The Experience
Orhan occupies one of the most improbably romantic positions in Dubrovnik: a terrace built directly over the water in the tiny fishing bay of Pile, in the shadow of the Lovrijenac fortress, with the Adriatic lapping the stones beneath your feet. It is reached via the steps leading down from Ulica od Tabakarije — a lane so narrow and quiet that visitors routinely walk past the entrance twice before finding it. This obscurity is, to a considerable degree, the point. The restaurant has been operated continuously by the Kuzman family since 1967, and the terrace, the menu, and the rhythm of service have changed only in the ways that good family operations naturally evolve.
The kitchen's philosophy is as direct as the setting. Local fishermen deliver the morning's catch to the terrace door; what the family cannot source from the bay itself comes from the family's garden on the outskirts of the city. The menu's most famous plates — the grilled octopus, the slow-cooked veal under the peka bell, the Adriatic whitefish filleted at the table — rely on this supply chain entirely. This is not a restaurant where the kitchen improvises brilliance from difficult ingredients; it is a restaurant where extraordinary ingredients are protected by a kitchen that understands restraint as a form of skill.
The service is led by the family themselves, which produces a warmth that larger hotel operations cannot manufacture. There is a guitar player in the corner most evenings — a Dalmatian klapa musician whose repertoire leans to local songs rather than Dean Martin — and the combination of the sea breeze, the family warmth, and the soft music produces an atmosphere that is, without overstatement, one of the most quietly romantic in Dubrovnik. You will see guests who have returned on every trip for twenty years.
Wine is a real pleasure here, with a list built around the Pelješac peninsula reds (Plavac Mali, Dingač) and the Korčula whites (Pošip, Grk) that define serious Dalmatian drinking. The family pours generously and will guide guests toward the bottle that will work with their table's choices without either condescension or up-selling. The terrace seats perhaps thirty; reserve in advance, particularly in high season.
Best Occasion: First Date
Orhan is, in its unassuming way, the thinking couple's first-date restaurant in Dubrovnik. It does not announce itself with Michelin stars, rooftop spectacle, or fortress views visible from two kilometres away. It announces itself, instead, by being genuinely difficult to find, genuinely warm when you arrive, and genuinely excellent on the plate — a combination that separates those who understand Dubrovnik from those who have simply arrived there.
The signal sent by proposing Orhan for a first date in Dubrovnik is the signal that matters: that you know the city's quieter rooms, that you understand the difference between a restaurant built for Instagram and a restaurant built for repeat visitation, and that you are not trying too hard. The terrace is intimate — thirty seats, no room for formality to hide in — and the family's direct service produces conversations that feel natural rather than performed. Reserve a table on the sea-facing edge of the terrace and specify the reason if you wish; the family are practised at minor adjustments.

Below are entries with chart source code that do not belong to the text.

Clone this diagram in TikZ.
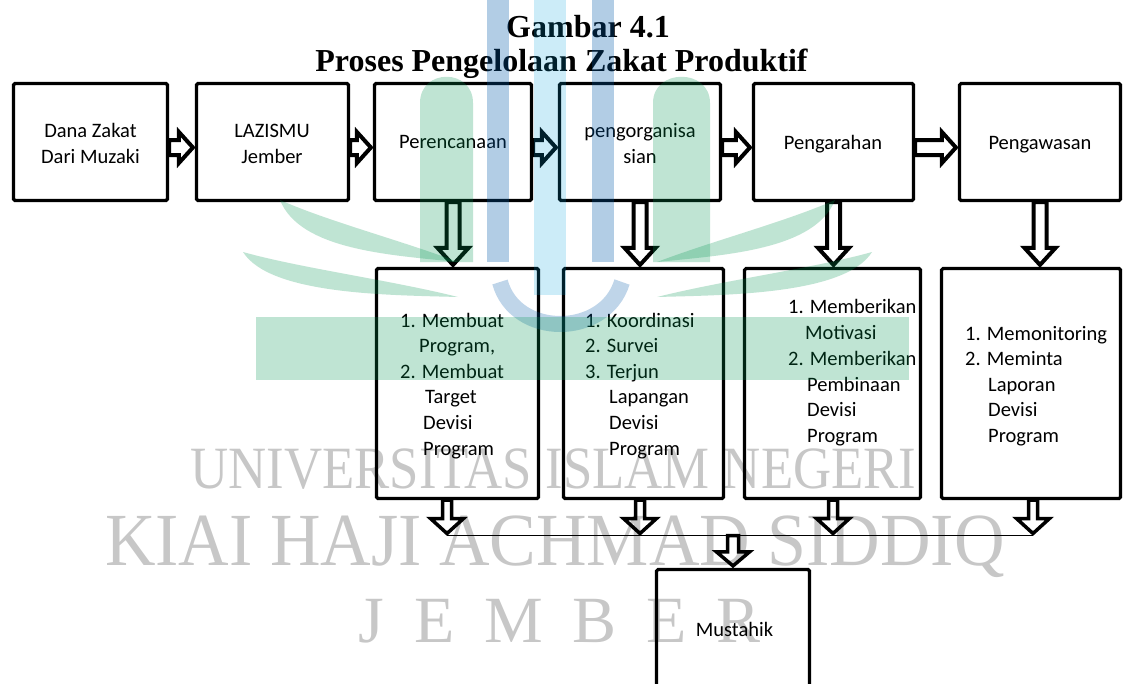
\documentclass[tikz,border=0pt]{standalone}
\usepackage{fontspec}
\setmainfont{Carlito}
\newfontfamily\seriffont{Liberation Serif}
\usetikzlibrary{calc}
\definecolor{wmgreen}{RGB}{0,150,80}
\definecolor{wmblue}{RGB}{0,90,170}
\definecolor{wmcyan}{RGB}{0,160,220}
\tikzset{
  box/.style={draw, line width=3.2pt, rounded corners=1.5pt, fill=white, inner sep=0pt},
  barrow/.style={draw, fill=white, line width=4pt, line join=miter},
  sarrow/.style={draw, fill=white, line width=3.5pt, line join=miter},
  lbl/.style={inner sep=0pt, font=\fontsize{20.5}{24}\selectfont},
  ttl/.style={inner sep=0pt, font=\seriffont\bfseries\fontsize{32}{36}\selectfont},
  wm/.style={inner sep=0pt, text=black, text opacity=0.22},
  joinline/.style={line width=1.6pt},
  wmfill/.style={fill=wmgreen, fill opacity=0.25},
}
% box from centre-line corners
\newcommand{\mkbox}[5]{\node[box, minimum width={#4-#2}, minimum height={#5-#3}] (#1) at ({(#2+#4)/2},{(#3+#5)/2}) {};}
% hollow block arrow pointing right
\newcommand{\rarrow}[6][barrow]{\draw[#1] let \p1=#2, \p2=#3 in
  (\x1,\y1+#4pt) -- (\x2-#6pt,\y1+#4pt) -- (\x2-#6pt,\y1+#5pt) -- (\x2-2pt,\y1)
  -- (\x2-#6pt,\y1-#5pt) -- (\x2-#6pt,\y1-#4pt) -- (\x1,\y1-#4pt) -- cycle;}
% hollow block arrow pointing down
\newcommand{\darrow}[6][barrow]{\draw[#1] let \p1=#2, \p2=#3 in
  (\x1-#4pt,\y1) -- (\x1-#4pt,\y2+#6pt) -- (\x1-#5pt,\y2+#6pt) -- (\x1,\y2+2pt)
  -- (\x1+#5pt,\y2+#6pt) -- (\x1+#4pt,\y2+#6pt) -- (\x1+#4pt,\y1) -- cycle;}
\begin{document}
\begin{tikzpicture}[x=1pt,y=-1pt]
\useasboundingbox (0,0) rectangle (1135,683);
\clip (0,0) rectangle (1135,683);
\fill[white] (0,0) rectangle (1135,683);

% title
\node[ttl, anchor=base] (title1) at (588,37.3) {Gambar 4.1};
\node[ttl, anchor=base] (title2) at (561.5,71.7) {Proses Pengelolaan Zakat Produktif};

% top row
\mkbox{b1}{13.5}{83.5}{167.5}{200.5}
\mkbox{b2}{196.5}{83.5}{348.5}{200.5}
\mkbox{b3}{374.5}{83.5}{531.5}{200.5}
\mkbox{b4}{559.5}{83.5}{720.5}{200.5}
\mkbox{b5}{753.5}{83.5}{913.5}{200.5}
\mkbox{b6}{959.5}{83.5}{1120.5}{200.5}
% second row
\mkbox{c1}{376.5}{268.5}{538.5}{498.5}
\mkbox{c2}{563.5}{268.5}{723.5}{498.5}
\mkbox{c3}{744.5}{268.5}{920.5}{498.5}
\mkbox{c4}{941.5}{268.5}{1120.5}{498.5}
% final box
\mkbox{mus}{656.5}{569.5}{809.5}{720}

% top row texts
\node[lbl, anchor=base] (b1t1) at (90.5,137) {Dana Zakat};
\node[lbl, anchor=base] (b1t2) at (90.5,163) {Dari Muzaki};
\node[lbl, anchor=base] (b2t1) at (272,137) {LAZISMU};
\node[lbl, anchor=base] (b2t2) at (272,163) {Jember};
\node[lbl, anchor=base] (b3t1) at (453,148.5) {Perencanaan};
\node[lbl, anchor=base] (b4t1) at (640,137) {pengorganisa};
\node[lbl, anchor=base] (b4t2) at (640,163) {sian};
\node[lbl, anchor=base] (b5t1) at (833,149) {Pengarahan};
\node[lbl, anchor=base] (b6t1) at (1040,149) {Pengawasan};

% second row texts
\foreach \t/\x/\y [count=\i] in {{1. Membuat}/400/327, {Program,}/419/352.6, {2. Membuat}/400/378.2,
    {Target}/425/403.8, {Devisi}/423/429.4, {Program}/423/455}
  \node[lbl, anchor=base west] (c1t\i) at (\x,\y) {\t};
\foreach \t/\x/\y [count=\i] in {{1. Koordinasi}/585/327, {2. Survei}/585/352.6, {3. Terjun}/585/378.2,
    {Lapangan}/609/403.8, {Devisi}/609/429.4, {Program}/609/455}
  \node[lbl, anchor=base west] (c2t\i) at (\x,\y) {\t};
\foreach \t/\x/\y [count=\i] in {{1. Memberikan}/788/313, {Motivasi}/805/339, {2. Memberikan}/788/365,
    {Pembinaan}/807/391, {Devisi}/807/416.5, {Program}/807/442}
  \node[lbl, anchor=base west] (c3t\i) at (\x,\y) {\t};
\foreach \t/\x/\y [count=\i] in {{1. Memonitoring}/965/340, {2. Meminta}/965/365.5,
    {Laporan}/988/391, {Devisi}/988/416.5, {Program}/988/442}
  \node[lbl, anchor=base west] (c4t\i) at (\x,\y) {\t};
\node[lbl, anchor=base] (must) at (734.5,636) {Mustahik};

% horizontal arrows
\rarrow{($(b1.east)+(0,5.5)$)}{($(b2.west)+(0,5.5)$)}{7.5}{15.5}{16}
\rarrow{($(b2.east)+(0,5.5)$)}{($(b3.west)+(0,5.5)$)}{7.5}{15.5}{16}
\rarrow{($(b3.east)+(0,5.5)$)}{($(b4.west)+(0,5.5)$)}{7.5}{15.5}{16}
\rarrow{($(b4.east)+(0,5.5)$)}{($(b5.west)+(0,5.5)$)}{7.5}{15.5}{16}
\rarrow{($(b5.east)+(0,5.5)$)}{($(b6.west)+(0,5.5)$)}{7.5}{15.5}{16}

% vertical arrows
\darrow{(b3.south)}{(c1.north)}{6.5}{15.5}{19}
\darrow{(b4.south)}{(c2.north)}{6.5}{15.5}{19}
\darrow{(b5.south)}{(c3.north)}{6.5}{15.5}{19}
\darrow{(b6.south)}{(c4.north)}{6.5}{15.5}{19}

% collecting line
\coordinate (j1) at (447,535.5);
\coordinate (j2) at (640,535.5);
\coordinate (j3) at (833,535.5);
\coordinate (j4) at (1033,535.5);
\coordinate (m1) at (733,535.5);
\draw[joinline] (j1) -- (j4);
\darrow[sarrow]{(c1.south -| j1)}{(j1)}{4.5}{16.5}{17}
\darrow[sarrow]{(c2.south -| j2)}{(j2)}{4.5}{16.5}{17}
\darrow[sarrow]{(c3.south -| j3)}{(j3)}{4.5}{16.5}{17}
\darrow[sarrow]{(c4.south -| j4)}{(j4)}{4.5}{16.5}{17}
\darrow[sarrow]{(m1)}{(mus.north -| m1)}{5.5}{16.5}{16}

% watermark (logo)
\fill[wmblue, fill opacity=0.3] (487,-5) rectangle (509,262);
\fill[wmcyan, fill opacity=0.2] (534,-5) rectangle (566,295);
\fill[wmblue, fill opacity=0.3] (592,-5) rectangle (614,262);
\draw[wmblue, draw opacity=0.25, line width=16pt] (500,282) .. controls (515,338) and (605,338) .. (622,282);
\fill[wmfill] (420,262) -- (420,103) .. controls (420,68) and (473,68) .. (473,103) -- (473,262) -- cycle;
\fill[wmfill] (653,262) -- (653,103) .. controls (653,68) and (710,68) .. (710,103) -- (710,262) -- cycle;
\fill[wmfill] (280,200) .. controls (300,250) and (390,255) .. (458,262) .. controls (400,240) and (330,222) .. (280,200) -- cycle;
\fill[wmfill] (243,252) .. controls (270,295) and (390,295) .. (458,297) .. controls (390,280) and (300,268) .. (243,252) -- cycle;
\fill[wmfill] (835,200) .. controls (815,250) and (725,255) .. (657,262) .. controls (715,240) and (785,222) .. (835,200) -- cycle;
\fill[wmfill] (872,252) .. controls (845,295) and (725,295) .. (657,297) .. controls (725,280) and (815,268) .. (872,252) -- cycle;
\fill[wmfill] (256,317) -- (909,317) -- (909,380) -- (256,380) -- cycle;

% watermark (text)
\node[wm, anchor=base, font=\seriffont\fontsize{60}{60}\selectfont] (wm1) at (553.5,488)
  {\scalebox{0.88}[1]{UNIVERSITAS ISLAM NEGERI}};
\node[wm, anchor=base, font=\seriffont\fontsize{75}{75}\selectfont] (wm2) at (555,565)
  {\scalebox{0.933}[1]{KIAI HAJI ACHMAD SIDDIQ}};
\node[wm, anchor=base, font=\seriffont\fontsize{66}{66}\selectfont] (wm3) at (559.5,642)
  {J\hspace{0.45em}E\hspace{0.45em}M\hspace{0.45em}B\hspace{0.45em}E\hspace{0.45em}R};
\end{tikzpicture}
\end{document}
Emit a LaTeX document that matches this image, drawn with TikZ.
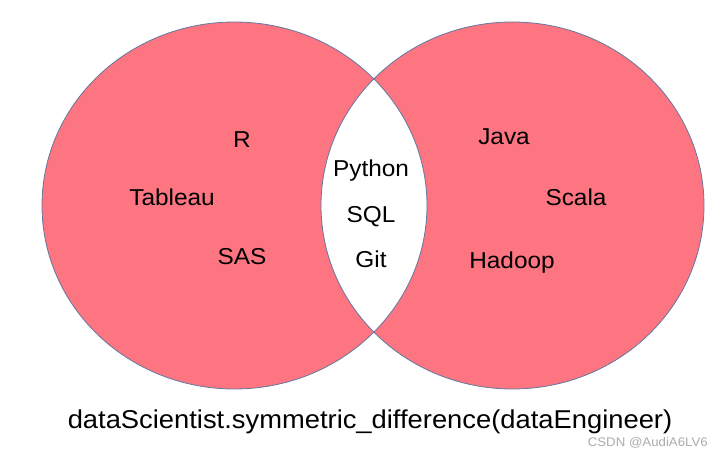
\documentclass[tikz,border=0pt]{standalone}
\usepackage{fontspec}
\setmainfont{Liberation Sans}
\newcommand{\wider}[1]{\scalebox{1.06}[1]{#1}}
\begin{document}
\begin{tikzpicture}[x=1pt,y=-1pt,
  setline/.style={draw=vennline,line width=0.8pt},
  lbl/.style={anchor=base,inner sep=0pt,font=\fontsize{23}{27}\selectfont,text=black},
  captext/.style={anchor=base,inner sep=0pt,font=\fontsize{25.8}{30}\selectfont,text=black},
  wm/.style={anchor=base east,inner sep=0pt,font=\fontsize{12.5}{14}\selectfont,text=gray!65}]
\definecolor{vennred}{RGB}{252,117,129}
\definecolor{vennline}{RGB}{100,120,160}
\useasboundingbox (0,0) rectangle (723,454);
\fill[white] (0,0) rectangle (723,454);
\fill[vennred,even odd rule] (234.5,205.5) ellipse [x radius=192.5,y radius=183.5]
  (512.5,205.5) ellipse [x radius=191.5,y radius=183.5];
\draw[setline] (234.5,205.5) ellipse [x radius=192.5,y radius=183.5];
\draw[setline] (512.5,205.5) ellipse [x radius=191.5,y radius=183.5];
\node[lbl] (r) at (242,148) {\wider{R}};
\node[lbl] (tableau) at (172,206) {\wider{Tableau}};
\node[lbl] (sas) at (242,265) {\wider{SAS}};
\node[lbl] (python) at (371,177) {\wider{Python}};
\node[lbl] (sql) at (371,223) {\wider{SQL}};
\node[lbl] (git) at (371,268) {\wider{Git}};
\node[lbl] (java) at (504,145) {\wider{Java}};
\node[lbl] (scala) at (576,206) {\wider{Scala}};
\node[lbl] (hadoop) at (512,269) {\wider{Hadoop}};
\node[captext] (title) at (370,428) {\wider{dataScientist.symmetric\_difference(dataEngineer)}};
\node[wm] (mark) at (708,446) {\wider{CSDN @AudiA6LV6}};
\end{tikzpicture}
\end{document}
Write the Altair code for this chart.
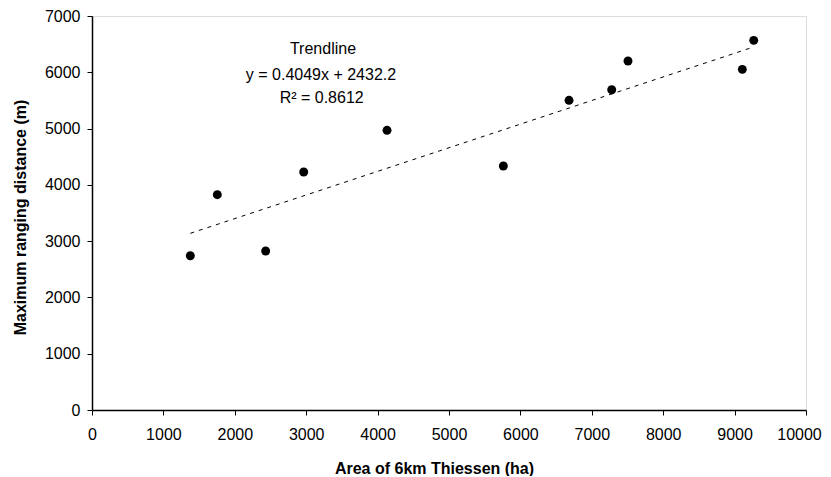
import altair as alt
import pandas as pd

# Data
area_ha = [1377, 1755, 2432, 2965, 4132, 5761, 6681, 7279, 7507, 9108, 9268]
max_range_m = [2741, 3825, 2825, 4228, 4969, 4335, 5502, 5690, 6200, 6052, 6567]

trend_x = [1377, 9268]
trend_y = [3139, 6450]

annot_text = ["Trendline", "y = 0.4049x + 2432.2", "R\u00b2 = 0.8612"]
annot_x = [3235, 3207, 3217]
annot_y = [6413, 5951, 5548]

x_ticks = list(range(0, 10001, 1000))
y_ticks = list(range(0, 7001, 1000))

pts = pd.DataFrame({"x": area_ha, "y": max_range_m})
trend = pd.DataFrame({"x": trend_x, "y": trend_y})
annot = pd.DataFrame({"x": annot_x, "y": annot_y, "t": annot_text})

FONT = "Liberation Sans"
FS = 16

xscale = alt.Scale(domain=[0, 10000], nice=False, zero=True)
yscale = alt.Scale(domain=[0, 7000], nice=False, zero=True)

xaxis = alt.Axis(
    title="Area of 6km Thiessen (ha)", values=x_ticks, grid=False, format="d",
    labelFont=FONT, labelFontSize=FS, labelColor="black",
    titleFont=FONT, titleFontSize=FS, titleFontWeight="bold", titleColor="black",
    domainColor="black", domainWidth=1.5, tickColor="black", tickSize=5, tickWidth=1,
    labelPadding=11, labelFlush=False,
    labelOffset={"condition": {"test": "datum.value == 10000", "value": -7}, "value": 0},
    titleX=342, titleY=63, titleAlign="center", titleBaseline="alphabetic", titleAnchor="start",
)
yaxis = alt.Axis(
    title="Maximum ranging distance (m)", values=y_ticks, grid=False, format="d",
    labelFont=FONT, labelFontSize=FS, labelColor="black",
    titleFont=FONT, titleFontSize=FS, titleFontWeight="bold", titleColor="black",
    domainColor="black", domainWidth=1.5, tickColor="black", tickSize=5, tickWidth=1,
    labelPadding=7, labelFlush=False,
    titleX=-67, titleY=201, titleAlign="center", titleBaseline="alphabetic", titleAngle=270,
    titleAnchor="start",
)

points = alt.Chart(pts).mark_circle(color="black", opacity=1, size=80).encode(
    x=alt.X("x:Q", scale=xscale, axis=xaxis),
    y=alt.Y("y:Q", scale=yscale, axis=yaxis),
)

line = alt.Chart(trend).mark_line(color="black", strokeWidth=1, strokeDash=[4, 5]).encode(
    x=alt.X("x:Q", scale=xscale),
    y=alt.Y("y:Q", scale=yscale),
)

text = alt.Chart(annot).mark_text(font=FONT, fontSize=FS, color="black", align="center", baseline="middle").encode(
    x=alt.X("x:Q", scale=xscale),
    y=alt.Y("y:Q", scale=yscale),
    text="t:N",
)

chart = alt.layer(line, points, text).properties(
    width=714, height=394,
    autosize=alt.AutoSizeParams(type="none"),
    padding={"left": 84, "top": 8, "right": 17, "bottom": 66},
).configure_view(stroke="#999999", strokeWidth=1).configure(background="white")

chart.save("out.html", embed_options={"renderer": "svg", "actions": False})
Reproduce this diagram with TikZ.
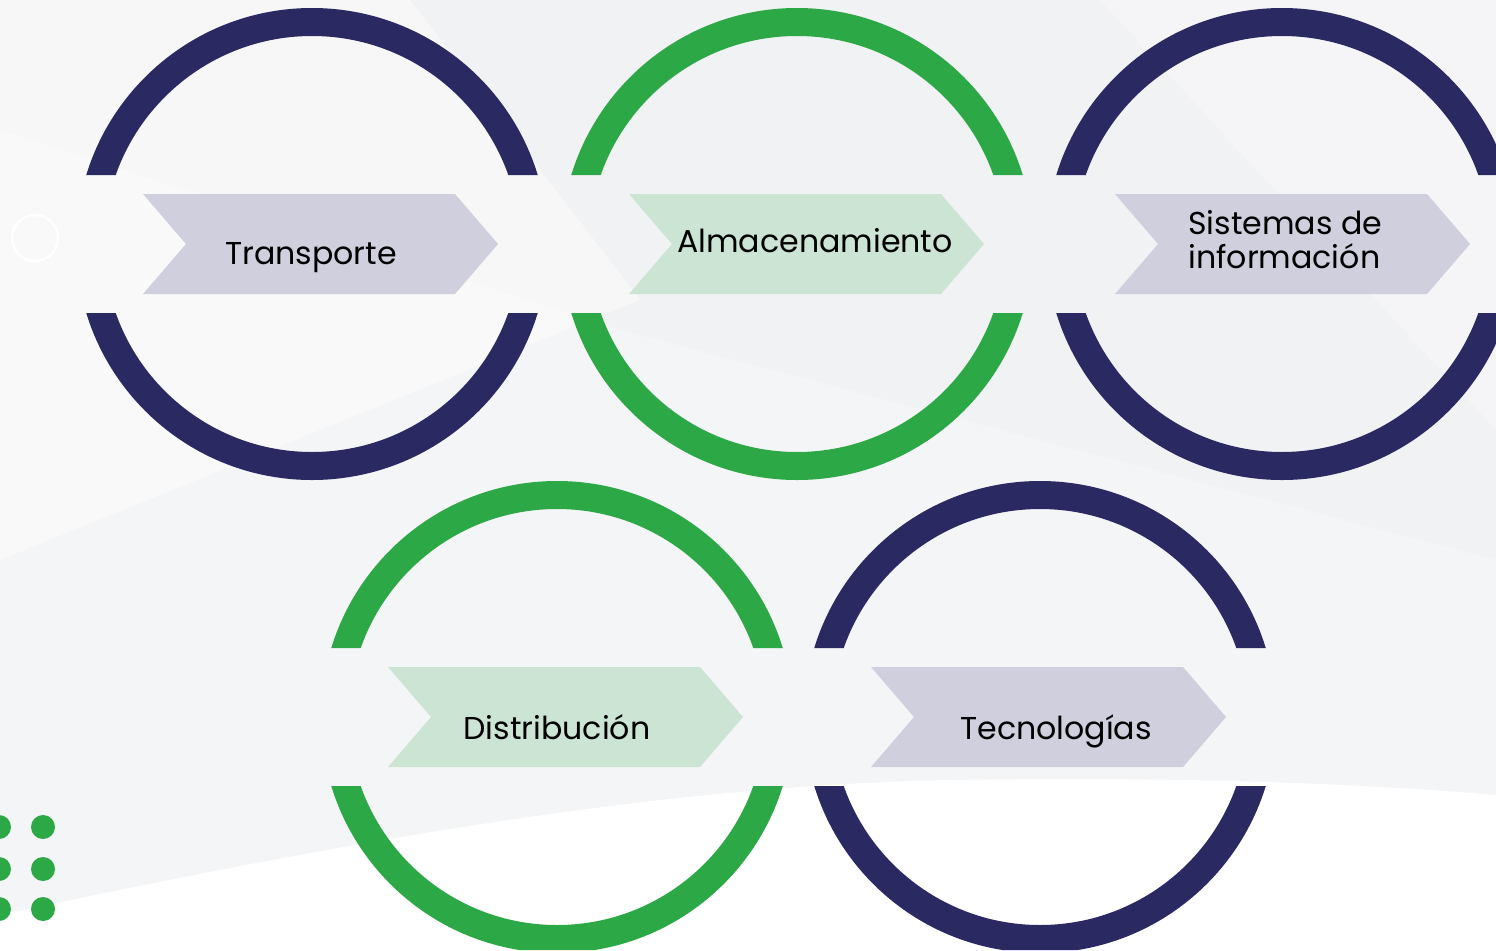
\documentclass[tikz,border=0pt]{standalone}
\usepackage{fontspec}
\setmainfont{Poppins}
\usepackage{xcolor}
\usetikzlibrary{positioning}
\definecolor{ringnavy}{RGB}{43, 41, 98}
\definecolor{ringgreen}{RGB}{45, 168, 70}
\definecolor{chevgrey}{RGB}{207, 207, 221}
\definecolor{chevgreen}{RGB}{204, 228, 212}
\definecolor{bggrey}{RGB}{241, 242, 244}

\begin{document}
\begin{tikzpicture}[
        x=0.02cm, y=-0.02cm,
        label/.style={font=\fontsize{18}{19.4}\selectfont, text=black, inner sep=0pt, anchor=base},
        dot/.style={fill=ringgreen},
        % chevron: 354 wide, 100 high, notch and tip 43 deep
        chevron/.style={fill=#1},
        ring/.style={fill=#1, even odd rule}
    ]
        % Background
        \fill[bggrey] (0,0) rectangle (1496,950);
        \fill[white, opacity=0.45] (0,0) -- (410,0) -- (640,300) -- (0,560) -- cycle;
        \fill[white, opacity=0.25] (0,130) -- (620,330) -- (1496,560) -- (1496,950) -- (0,950) -- cycle;
        \fill[white, opacity=0.3] (1100,0) -- (1496,0) -- (1496,430) -- cycle;
        \fill[white] (0,915) .. controls (420,825) and (700,785) .. (950,780) .. controls (1200,776) and (1380,785) .. (1496,795) -- (1496,950) -- (0,950) -- cycle;
        \useasboundingbox (0,0) rectangle (1496,950);

        % Decoration
        \draw[white, line width=1.5pt] (35,238) circle (23);
        \foreach \dy in {827, 869, 909} {
            \fill[dot] (-1,\dy) circle (12);
            \fill[dot] (43,\dy) circle (12);
        }

        % Rings (cut flat above and below the chevrons)
        \begin{scope}
            \clip (0,0) rectangle (1496,175) (0,313) rectangle (1496,480);
            \fill[ring=ringnavy] (312,244) circle (236) (312,244) circle (208);
            \fill[ring=ringgreen] (797,244) circle (236) (797,244) circle (208);
            \fill[ring=ringnavy] (1282,244) circle (236) (1282,244) circle (208);
        \end{scope}
        \begin{scope}
            \clip (0,480) rectangle (1496,648) (0,786) rectangle (1496,950);
            \fill[ring=ringgreen] (557,717) circle (236) (557,717) circle (208);
            \fill[ring=ringnavy] (1040,717) circle (236) (1040,717) circle (208);
        \end{scope}

        % Chevrons
        \fill[chevron=chevgrey] (143,194) -- (455,194) -- (498,244) -- (455,294) -- (143,294) -- (186,244) -- cycle;
        \fill[chevron=chevgreen] (629,194) -- (941,194) -- (984,244) -- (941,294) -- (629,294) -- (672,244) -- cycle;
        \fill[chevron=chevgrey] (1115,194) -- (1427,194) -- (1470,244) -- (1427,294) -- (1115,294) -- (1158,244) -- cycle;
        \fill[chevron=chevgreen] (388,667) -- (700,667) -- (743,717) -- (700,767) -- (388,767) -- (431,717) -- cycle;
        \fill[chevron=chevgrey] (871,667) -- (1183,667) -- (1226,717) -- (1183,767) -- (871,767) -- (914,717) -- cycle;

        % Labels
        \node[label] (transporte) at (311,264) {Transporte};
        \node[label] (almacen) at (815,252) {Almacenamiento};
        \node[label, align=left, anchor=north west] (sistemas) at (1188,210) {Sistemas de\\información};
        \node[label] (distrib) at (557,739) {Distribución};
        \node[label] (tecno) at (1056,739) {Tecnologías};
    \end{tikzpicture}
\end{document}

For a proposal in Dubrovnik, Orhan is a more private and more intimate alternative to Nautika or Restaurant 360. It trades the panoramic spectacle for a water-level closeness that serves a private conversation better. If the proposal is about two people and not about the camera, Orhan is the quieter call. Either way, order the lobster if it is available; the octopus if not.
What to Order
Begin with the octopus carpaccio — pressed, sliced thin, dressed with local olive oil and capers — which is the most direct expression of what the Kuzman kitchen does well. The grilled local squid is a close second starter, lightly charred and dressed with nothing more than good Dalmatian oil. If the fishermen have delivered lobster that morning, order it simply grilled; the value proposition against the lobster at the Old Town addresses is considerable.
For mains, the fish of the day filleted at the table is the most reliable way to understand why this kitchen has endured for sixty years — typically sea bass, occasionally dentex, always perfectly judged. The slow-cooked veal or lamb under the peka bell (order 24 hours in advance for this; it requires extended preparation) is the other way to eat well at Orhan, and it is a preparation that few restaurants outside a local home can produce with this fidelity.
For wine, ask the family for Pošip from Korčula to carry the seafood, or a well-aged Plavac Mali from Dingač if you have ordered the peka. The house wines are also perfectly serviceable, and the markups throughout the list are reasonable in a way that reminds you the Kuzman family remember Dubrovnik before it was a destination.